The Films of Dorian Gray
Like all classics, The Picture of Dorian Gray has been filmed many times. The earlier productions were more faithful to Wilde's original script and themes, while more modern versions tend to emphasize the horrific elements.
The Picture of Dorian Gray (1945)
This was a big release back in 1945, and is worth seeing just to appreciate the lovely young Angela Lansbury as Sylvia Vane, especially if you only know her from Murder She Wrote. It's a high quality film of its time, and is mostly faithful to the novel, keeping much of the original dialog. The only serious departure was the addition of a love interest in the form of Basil Hallward's niece - who first meets Dorian when she's six years old. (Got a bit of a Dickensian thing going on there...) It also rather crucially changes Dorian's reason for dumping Sylvia for something less subtle and more understandable to audiences of the time.
A very nice film, and my favorite of the versions I watched.
The Picture of Dorian Gray (1976)
This was a made-for-TV BBC production of the play, starring John Gielgud and Peter Firth. Unlike the Hollywood production, this was a performance of Wilde's script, so it is even closer to the original. Also unlike the Hollywood production, the homoerotic vibe between Dorian and Basil is not scrubbed out. The production values are typical of 70s BBC dramas, but it's probably the most faithful adaptation.
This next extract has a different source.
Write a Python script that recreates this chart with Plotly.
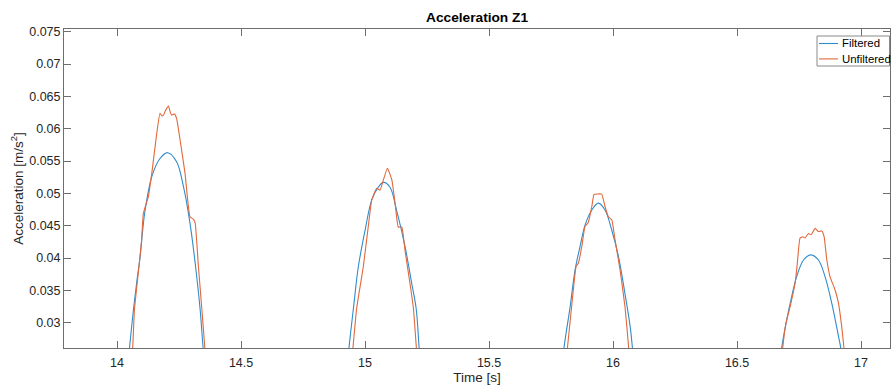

Pact with the Devil (2004)
Personally, I think Malcolm McDowell is an underrated actor, but you know any movie he appears in is probably going to be schlock. In this modern reimagining of Wilde's novel, Dorian is a male model and McDowell plays the Lord Henry role as his agent.
I watched this for the sake of completeness. It is, in fact, schlock, and not even the good kind of schlock. Other than the names and the magic-picture-that-gets-old-and-ugly-while-Dorian-stays-young, there is barely any resemblance to Wilde's novel, and this movie is otherwise completely unentertaining.
Dorian Gray (2009)
Starring Colin Firth, this 2009 movie is the most recent "horror" version, and it does not improve the story. Typical in the difference between 1940s movies and modern ones, nothing is left between the lines: the portrait oozes blood and drips maggots, and Dorian's depravities are portrayed explicitly enough for an 'R' rating. Dorian's descent from naive young lad to monstrous debaucher under the bad influence of Lord Henry is a convincing transformation. But this movie sacrificed wit, satire, and subtext for sex and violence. It's not a completely bad or unfaithful adaptation, but it's inferior on almost every level to the 1945 version.
Verdict: Oscar Wilde can be relied upon for quotable lines on every page, and as a story of a man falling headfirst into Faustian temptation, The Picture of Dorian Gray is a very readable literary classic. It is not perfect (it's awfully convenient how often Dorian escapes judgment by someone else's timely death, and the prose is a bit turgidly Victorian), but it's full of great one-liners and witty observations about Wilde's milieu.